The best way of approaching it is to clear your brain of preconceptions and the need for achievement. You are not going to move to a cave. You are just trying to change your brainwaves to achieve a greater mental serenity and stamina.
The important thing about meditation is that the trying – the early stages, which are so trying – are already doing some good, and that even five minutes in the morning has some benefit. Sure, once you start you may get completely enthused and build a little altar, or go on a retreat. But you don't have to do any of that. And even if you don’t keep it up, your brain will remember the degree of inner quietness you achieved. I have taken meditation up and dropped it again throughout my adult life, and every time I take it up again I don’t have to go back to the beginning. The learning from last time is still there.
Mindfulness meditation is a great form because it doesn’t just accept that the brain will chatter, or that you’ll lose concentration; it incorporates that assumption into the process. Every time your brain strays you simply bring it back to your breathing, and perhaps note mentally what’s happening. Through the mental chatter you continue to take note of the steady in and out of the breath. After a while the brain does tend to slow down, but the point is you will receive benefits before that. And there will be days when you slip into that effortlessly and days when the brain chatters throughout, and this is all okay.

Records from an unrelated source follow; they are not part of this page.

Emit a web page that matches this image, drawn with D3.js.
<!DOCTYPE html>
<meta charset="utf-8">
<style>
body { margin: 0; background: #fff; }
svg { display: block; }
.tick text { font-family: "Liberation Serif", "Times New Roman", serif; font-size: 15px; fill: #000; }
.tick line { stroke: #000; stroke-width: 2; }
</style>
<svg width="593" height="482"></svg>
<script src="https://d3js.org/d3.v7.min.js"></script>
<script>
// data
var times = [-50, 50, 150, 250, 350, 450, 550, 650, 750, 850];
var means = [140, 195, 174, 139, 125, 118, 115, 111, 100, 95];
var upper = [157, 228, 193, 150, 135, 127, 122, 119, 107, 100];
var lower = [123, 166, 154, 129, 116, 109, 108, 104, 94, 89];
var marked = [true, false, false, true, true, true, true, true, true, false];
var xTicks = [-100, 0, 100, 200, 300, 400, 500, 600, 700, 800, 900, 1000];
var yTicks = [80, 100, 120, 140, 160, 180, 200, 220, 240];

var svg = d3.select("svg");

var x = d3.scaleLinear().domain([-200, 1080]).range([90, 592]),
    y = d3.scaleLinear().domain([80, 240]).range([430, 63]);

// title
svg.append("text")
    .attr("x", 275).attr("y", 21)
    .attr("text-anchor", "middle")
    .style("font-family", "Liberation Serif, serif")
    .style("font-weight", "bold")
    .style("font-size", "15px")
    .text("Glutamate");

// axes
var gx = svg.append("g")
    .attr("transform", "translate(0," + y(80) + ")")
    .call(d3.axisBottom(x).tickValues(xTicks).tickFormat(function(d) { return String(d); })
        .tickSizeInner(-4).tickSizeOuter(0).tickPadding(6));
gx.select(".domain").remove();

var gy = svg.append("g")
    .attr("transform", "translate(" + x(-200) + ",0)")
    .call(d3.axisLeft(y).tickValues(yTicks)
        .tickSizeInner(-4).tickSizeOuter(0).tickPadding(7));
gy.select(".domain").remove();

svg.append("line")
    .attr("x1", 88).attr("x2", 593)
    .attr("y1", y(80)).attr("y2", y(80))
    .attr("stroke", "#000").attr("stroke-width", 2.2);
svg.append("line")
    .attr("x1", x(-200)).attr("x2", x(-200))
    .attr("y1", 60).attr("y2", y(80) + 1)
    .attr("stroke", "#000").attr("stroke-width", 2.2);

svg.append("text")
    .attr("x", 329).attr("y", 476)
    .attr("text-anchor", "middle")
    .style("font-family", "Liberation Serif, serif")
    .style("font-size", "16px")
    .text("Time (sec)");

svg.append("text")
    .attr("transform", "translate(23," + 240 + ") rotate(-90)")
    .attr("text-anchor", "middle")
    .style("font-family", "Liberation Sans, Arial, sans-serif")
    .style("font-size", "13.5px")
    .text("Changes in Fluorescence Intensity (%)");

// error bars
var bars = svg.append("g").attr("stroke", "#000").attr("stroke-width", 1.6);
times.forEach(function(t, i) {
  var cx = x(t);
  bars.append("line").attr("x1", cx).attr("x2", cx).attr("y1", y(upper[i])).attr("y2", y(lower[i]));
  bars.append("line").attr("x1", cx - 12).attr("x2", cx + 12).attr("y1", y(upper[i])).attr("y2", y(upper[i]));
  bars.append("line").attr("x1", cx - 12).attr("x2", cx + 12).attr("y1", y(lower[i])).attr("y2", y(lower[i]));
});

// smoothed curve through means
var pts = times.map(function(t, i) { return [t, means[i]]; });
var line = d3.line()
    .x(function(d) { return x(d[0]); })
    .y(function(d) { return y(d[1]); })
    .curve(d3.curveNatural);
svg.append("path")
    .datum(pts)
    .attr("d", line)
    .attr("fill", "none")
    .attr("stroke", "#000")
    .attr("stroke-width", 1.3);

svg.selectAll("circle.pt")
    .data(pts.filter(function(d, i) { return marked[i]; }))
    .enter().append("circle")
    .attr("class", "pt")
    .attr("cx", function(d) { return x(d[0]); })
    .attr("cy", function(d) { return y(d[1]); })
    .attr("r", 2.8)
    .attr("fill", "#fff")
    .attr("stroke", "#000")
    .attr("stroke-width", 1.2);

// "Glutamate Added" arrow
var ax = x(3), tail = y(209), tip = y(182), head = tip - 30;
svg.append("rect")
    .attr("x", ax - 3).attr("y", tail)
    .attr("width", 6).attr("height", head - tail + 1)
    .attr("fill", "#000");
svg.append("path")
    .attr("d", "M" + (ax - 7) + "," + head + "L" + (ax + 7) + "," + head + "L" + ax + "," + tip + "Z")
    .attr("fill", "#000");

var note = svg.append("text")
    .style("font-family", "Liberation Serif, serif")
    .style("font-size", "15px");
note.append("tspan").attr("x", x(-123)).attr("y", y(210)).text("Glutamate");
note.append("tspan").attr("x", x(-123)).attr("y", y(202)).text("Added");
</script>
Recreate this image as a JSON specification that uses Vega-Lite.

Since getting back to mediation for all of a month, I’m already noting more stamina, more mental energy and calmness. I now meditate between five and ten minutes six days a week.
I meditate sitting cross-legged on the floor, leaning against the side of my bed, with a blanket around my shoulders. To stop myself from putting it off, it’s the first thing I do when I get out of bed after going to the loo. If I turn my computer on first, my meditation practice probably won’t happen that day as once I’m in ‘doing’ mode, I’m a-goner.
Here is a simple, uncomplicated description of simple mindfulness meditation.
Deep breathing, sometimes called abdominal breathing, is great if you are prone to panic attacks because it retrains the breath so that even when you are nervous you have a greater sense of control. But I imagine it would be useful for any form of anxiety and especially useful before public speaking or a scary social event.
Practising deep breathing is great to do in front of teeve, because it’s a wonderful rationalisation for blobbing, something I love to do (another blog entry I am planning is – seriously – ten things to do in front of tele).
Here’s a good description of the process.
Here’s a good description of the process.
Hope you have fun with these exercises, and get something out of trying them.